ABSTRACT

IN the development of Western civilization a distinction has been recognized between the duties that a man owes to the State and those that his own conscience enjoins. Socrates is honoured because he placed his devotion to justice and truth above the gods of the tribe and the city. Christianity has kept before us the gulf that separates the things that are Caesar’s and the things that are God’s. The rise of totalitarian States in Germany, Russia, and Italy is seen by those who are faithful to the noblest traditions of European civilization as a return to primitive barbarism. Now modern Japan does not recognize this fundamental distinction; and the ordinary Japanese can scarcely conceive of a good man who at the same time sets himself against the purposes of the State. Some writers have even boasted that in the Japanese State these two claims are reconciled or are harmoniously combined into a single loyalty and devotion. They speak of the Japanese nation as consisting of a great family with the Emperor at its head. The Emperor cannot be tyrannical or arbitrary, for he acts towards his subjects as a father towards his children; while the people feel towards the Emperor the veneration and honour that children have for their father, and in his service they realize their own best ideals. The Emperor is thus not merely a convenient constitutional instrument, whose power is to be defined by law and precedent. His relationship to his people is an emotional, not a legal, relationship; Japanese society cannot be conceived of without it. Moreover, the Emperor is divine, a descendant of the Sun-goddess.

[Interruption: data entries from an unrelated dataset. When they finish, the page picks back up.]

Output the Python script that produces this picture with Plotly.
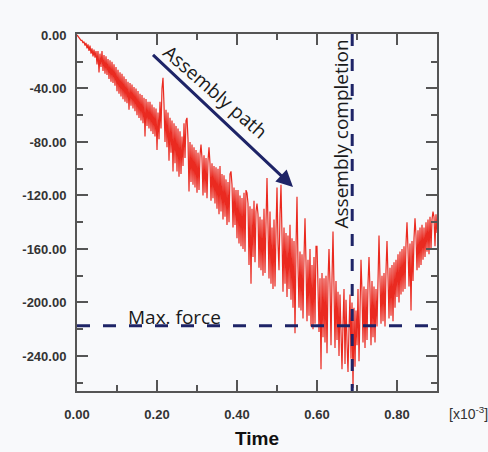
import plotly.graph_objects as go

# ---- data ----
time_ms = [round(i * 0.0025, 4) for i in range(361)]  # x axis in [x10^-3]
force = [
    0, -1, -2, -3, -4, -4, -6, -5, -8, -6, -10, -7, -12, -8, -14, -10, -16, -11, -17, -12,
    -22, -12, -28, -14, -24, -12, -27, -15, -29, -16, -30, -18, -33, -19, -35, -20, -36, -22, -38, -24,
    -42, -26, -44, -28, -46, -29, -48, -31, -50, -33, -51, -35, -56, -36, -53, -37, -55, -39, -57, -40,
    -60, -42, -62, -44, -64, -45, -66, -47, -76, -48, -68, -50, -70, -50, -72, -52, -74, -54, -76, -55,
    -86, -58, -78, -50, -70, -40, -32, -52, -80, -56, -84, -58, -94, -62, -88, -64, -102, -66, -96, -68,
    -102, -70, -106, -72, -104, -76, -98, -66, -92, -64, -62, -78, -117, -80, -110, -82, -112, -84, -114, -86,
    -118, -88, -116, -90, -82, -92, -120, -90, -118, -92, -122, -94, -84, -96, -124, -96, -122, -98, -126, -99,
    -130, -100, -134, -98, -132, -104, -138, -105, -136, -108, -142, -110, -140, -104, -102, -112, -144, -114, -142, -116,
    -152, -116, -156, -120, -158, -122, -160, -118, -162, -116, -118, -126, -172, -128, -186, -130, -166, -124, -170, -132,
    -126, -134, -174, -136, -176, -138, -180, -130, -178, -140, -107, -142, -182, -132, -186, -144, -190, -138, -188, -146,
    -114, -156, -176, -134, -112, -150, -192, -144, -186, -148, -196, -150, -190, -142, -198, -152, -204, -154, -223, -158,
    -121, -172, -204, -162, -206, -164, -212, -166, -137, -170, -214, -168, -210, -160, -218, -172, -220, -166, -216, -158,
    -158, -188, -222, -182, -250, -178, -226, -182, -230, -180, -238, -184, -160, -186, -232, -182, -147, -188, -234, -184,
    -228, -192, -240, -194, -234, -250, -216, -190, -246, -198, -230, -252, -220, -194, -242, -200, -264, -204, -248, -206,
    -232, -190, -244, -194, -168, -192, -230, -188, -234, -190, -228, -186, -166, -190, -232, -184, -226, -188, -230, -190,
    -218, -184, -150, -182, -216, -180, -214, -178, -218, -176, -154, -180, -212, -174, -210, -172, -214, -170, -204, -168,
    -196, -164, -200, -162, -194, -160, -192, -158, -190, -156, -140, -160, -188, -156, -206, -154, -184, -152, -137, -150,
    -176, -146, -174, -144, -172, -142, -168, -144, -166, -140, -162, -138, -164, -136, -160, -138, -132, -136, -158, -134, -148,
]

max_force = -217.5
completion_time = 0.688
y_ticks = [0, -40, -80, -120, -160, -200, -240]
x_ticks = [0.0, 0.2, 0.4, 0.6, 0.8]

NAVY = "#1e2467"
RED = "#ea2a20"
AX = "#555555"
TXT = "#333333"
ANN_FONT = "Open Sans"

fig = go.Figure()
fig.add_trace(go.Scatter(x=time_ms, y=force, mode="lines",
                         line=dict(color=RED, width=1.2), hoverinfo="skip",
                         showlegend=False))

# dashed reference lines
fig.add_trace(go.Scatter(x=[0, 0.9], y=[max_force, max_force], mode="lines",
                         line=dict(color=NAVY, width=3, dash="13px,13px"),
                         showlegend=False, hoverinfo="skip"))
fig.add_trace(go.Scatter(x=[completion_time, completion_time], y=[0.7, -266.2],
                         mode="lines",
                         line=dict(color=NAVY, width=3, dash="12px,13px"),
                         showlegend=False, hoverinfo="skip"))

axis_common = dict(showline=True, linewidth=2, linecolor=AX, mirror="ticks",
                   ticks="inside", ticklen=11, tickwidth=2, tickcolor=AX,
                   showgrid=False, zeroline=False,
                   tickfont=dict(family="Liberation Sans", size=13, color=TXT,
                                 weight="bold"))

fig.update_xaxes(range=[0, 0.9], tickvals=x_ticks,
                 ticktext=[f"{v:.2f}" for v in x_ticks],
                 minor=dict(ticks="inside", ticklen=6, tickwidth=2,
                            tickcolor=AX, dtick=0.1, tick0=0),
                 ticklabelstandoff=10, **axis_common)
fig.update_yaxes(range=[-266.2, 0.7], tickvals=y_ticks,
                 ticktext=[f"{v:.2f}" for v in y_ticks],
                 minor=dict(ticks="inside", ticklen=6, tickwidth=2,
                            tickcolor=AX, dtick=20, tick0=0),
                 ticklabelstandoff=6, **axis_common)

fig.add_annotation(x=0.54, y=-113.6, ax=0.185, ay=-13.5, axref="x", ayref="y",
                   xref="x", yref="y", text=" ", showarrow=True,
                   arrowhead=2, arrowsize=1.1, arrowwidth=3, arrowcolor=NAVY,
                   font=dict(size=2))
fig.add_annotation(x=0.346, y=-43, xref="x", yref="y", text="Assembly path",
                   showarrow=False, textangle=41,
                   font=dict(family=ANN_FONT, size=19, color="#1a1a1a"))
fig.add_annotation(x=0.66, y=-74.4, xref="x", yref="y",
                   text="Assembly completion", showarrow=False, textangle=-90,
                   font=dict(family=ANN_FONT, size=19, color="#1a1a1a"))
fig.add_annotation(x=0.2425, y=-210.9, xref="x", yref="y", text="Max. force",
                   showarrow=False,
                   font=dict(family=ANN_FONT, size=19, color="#1a1a1a"))
fig.add_annotation(x=(447 - 77) / 360, y=-(413 - 391) / 357, xref="paper",
                   yref="paper", xanchor="left", yanchor="middle",
                   text="[x10<sup>-3</sup>]", showarrow=False,
                   font=dict(family="Liberation Sans", size=14, color=TXT))
fig.add_annotation(x=0.5, y=-(438 - 391) / 357, xref="paper", yref="paper",
                   xanchor="center", yanchor="middle", text="<b>Time</b>",
                   showarrow=False,
                   font=dict(family="Liberation Sans", size=19, color="#111111"))

fig.update_layout(width=488, height=452,
                  margin=dict(l=77, r=51, t=34, b=61, pad=0),
                  paper_bgcolor="#f8f9fb", plot_bgcolor="#f8f9fb",
                  showlegend=False)

fig.write_html("out.html", config={"displayModeBar": False},
               post_script="document.body.style.margin='0';"
                           "document.body.style.background='#f8f9fb';")
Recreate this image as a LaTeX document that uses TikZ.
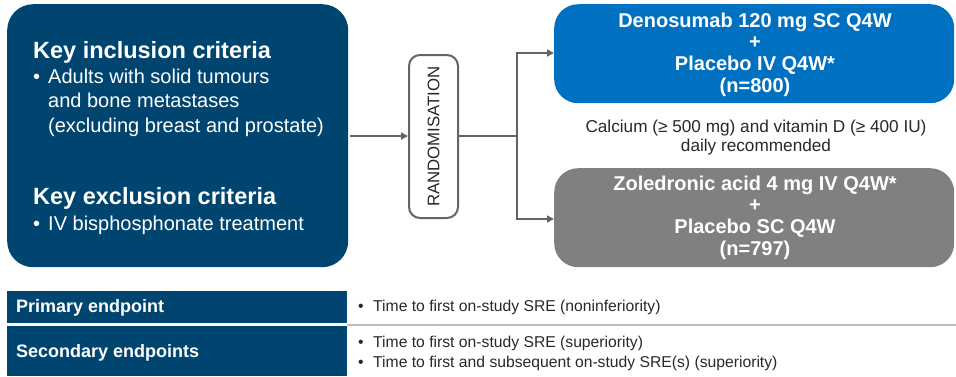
\documentclass[tikz,border=0pt]{standalone}
\usepackage{fontspec}
\setmainfont{Liberation Sans}
\definecolor{navy}{RGB}{0,69,112}
\definecolor{armblue}{RGB}{0,112,192}
\definecolor{armgray}{RGB}{128,128,128}
\definecolor{conn}{RGB}{100,100,100}
\definecolor{sep}{RGB}{190,190,190}
\definecolor{txtgray}{RGB}{40,40,40}
\usetikzlibrary{arrows.meta}
\begin{document}
\begin{tikzpicture}[x=1pt,y=-1pt,
  txt/.style={inner sep=0pt,anchor=base west,font=\fontsize{20}{24}\selectfont,text=white},
  head/.style={inner sep=0pt,anchor=base west,font=\bfseries\fontsize{23.5}{26}\selectfont,text=white},
  armtxt/.style={inner sep=0pt,anchor=base,font=\bfseries\fontsize{20}{21.7}\selectfont,text=white,align=center},
  arm/.style={rounded corners=24pt,minimum width=400pt,minimum height=99pt,anchor=north west,inner sep=0pt},
  conline/.style={draw=conn,line width=2pt},
  arr/.style={conline,-{Triangle[length=7pt,width=7pt]}},
  endlab/.style={fill=navy,anchor=north west,inner sep=0pt,minimum width=340pt},
  endtxt/.style={inner sep=0pt,anchor=base west,font=\fontsize{15.7}{20}\selectfont,text=txtgray},
  endhead/.style={inner sep=0pt,anchor=base west,font=\bfseries\fontsize{18}{20}\selectfont,text=white}]
\useasboundingbox (0,0) rectangle (956,376);
% criteria box
\node[fill=navy,rounded corners=26pt,minimum width=341pt,minimum height=263pt,anchor=north west,inner sep=0pt] (crit) at (7,4) {};
\node[head] (inchead) at (33,58) {Key inclusion criteria};
\node[txt] (inc1b) at (33,83) {\textbullet};
\node[txt] (inc1) at (48,83) {Adults with solid tumours};
\node[txt] (inc2) at (48,107.5) {and bone metastases};
\node[txt] (inc3) at (48,132) {(excluding breast and prostate)};
\node[head] (exchead) at (33,204) {Key exclusion criteria};
\node[txt] (exc1b) at (33,230) {\textbullet};
\node[txt] (exc1) at (48,230) {IV bisphosphonate treatment};
% randomisation
\node[draw=conn,line width=2pt,rounded corners=11pt,minimum width=49pt,minimum height=163pt,anchor=north west,inner sep=0pt] (rand) at (408,54) {};
\node[rotate=90,inner sep=0pt,font=\fontsize{16.8}{18}\selectfont,text=txtgray] (randtxt) at (rand.center) {RANDOMISATION};
% arms
\node[arm,fill=armblue] (den) at (554,4) {};
\node[arm,fill=armgray,minimum height=99pt] (zol) at (554,168) {};
\node[armtxt] (den1) at (755,27) {Denosumab 120 mg SC Q4W};
\node[armtxt] (den2) at (755,48.5) {+};
\node[armtxt] (den3) at (755,70) {Placebo IV Q4W*};
\node[armtxt] (den4) at (755,92) {(n=800)};
\node[armtxt] (zol1) at (755,190) {Zoledronic acid 4 mg IV Q4W*};
\node[armtxt] (zol2) at (755,211.5) {+};
\node[armtxt] (zol3) at (755,233) {Placebo SC Q4W};
\node[armtxt] (zol4) at (755,255) {(n=797)};
\node[inner sep=0pt,anchor=base,font=\fontsize{17.2}{18}\selectfont,text=txtgray] (calc1) at (756,132) {Calcium (≥ 500 mg) and vitamin D (≥ 400 IU)};
\node[inner sep=0pt,anchor=base,font=\fontsize{17.2}{18}\selectfont,text=txtgray] (calc2) at (756,151) {daily recommended};
% connectors
\coordinate (split) at (517,136);
\draw[arr] (crit.east |- 0,136) ++(2,0) coordinate (critout) -- (rand.west |- critout);
\draw[conline] (rand.east |- split) -- (split);
\draw[arr] (split) |- (den.west |- 0,53);
\draw[arr] (split) |- (zol.west |- 0,219);
% endpoints
\node[endlab,minimum height=32pt] (prim) at (7,291) {};
\node[endlab,minimum height=50pt] (sec) at (7,326) {};
\node[endhead] (primtxt) at (16,312) {Primary endpoint};
\node[endhead] (sectxt) at (16,357) {Secondary endpoints};
\coordinate (sepstart) at (347,324.5);
\coordinate (sepend) at (956,324.5);
\draw[sep,line width=2pt] (sepstart) -- (sepend);
\node[endtxt] (p1b) at (358,311) {\textbullet};
\node[endtxt] (p1) at (373,311) {Time to first on-study SRE (noninferiority)};
\node[endtxt] (s1b) at (358,347) {\textbullet};
\node[endtxt] (s1) at (373,347) {Time to first on-study SRE (superiority)};
\node[endtxt] (s2b) at (358,367) {\textbullet};
\node[endtxt] (s2) at (373,367) {Time to first and subsequent on-study SRE(s) (superiority)};
\end{tikzpicture}
\end{document}
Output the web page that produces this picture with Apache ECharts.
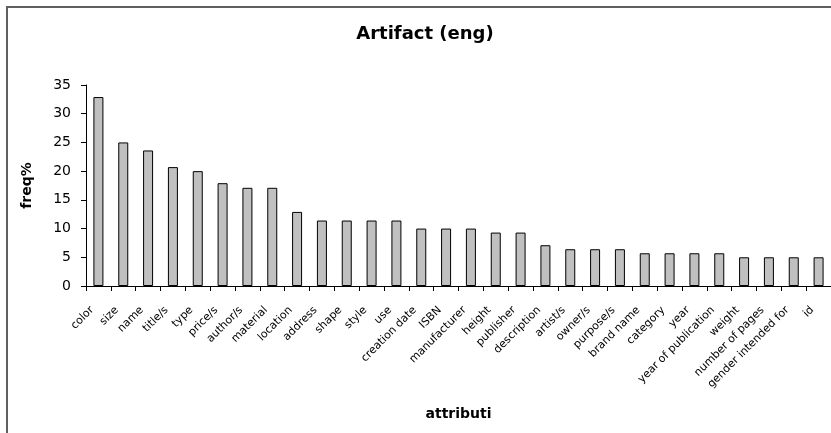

Just as the head of an ordinary Japanese family is the repository of the traditions of that family in his lifetime and attracts to himself from the other members a devotion owed to the whole line, so the Emperor embodies the historical experience of the race and is revered accordingly. He thus draws to himself not merely the emotion associated with the State and the family, but also that which is usually paid to a Church or the founder of a religion.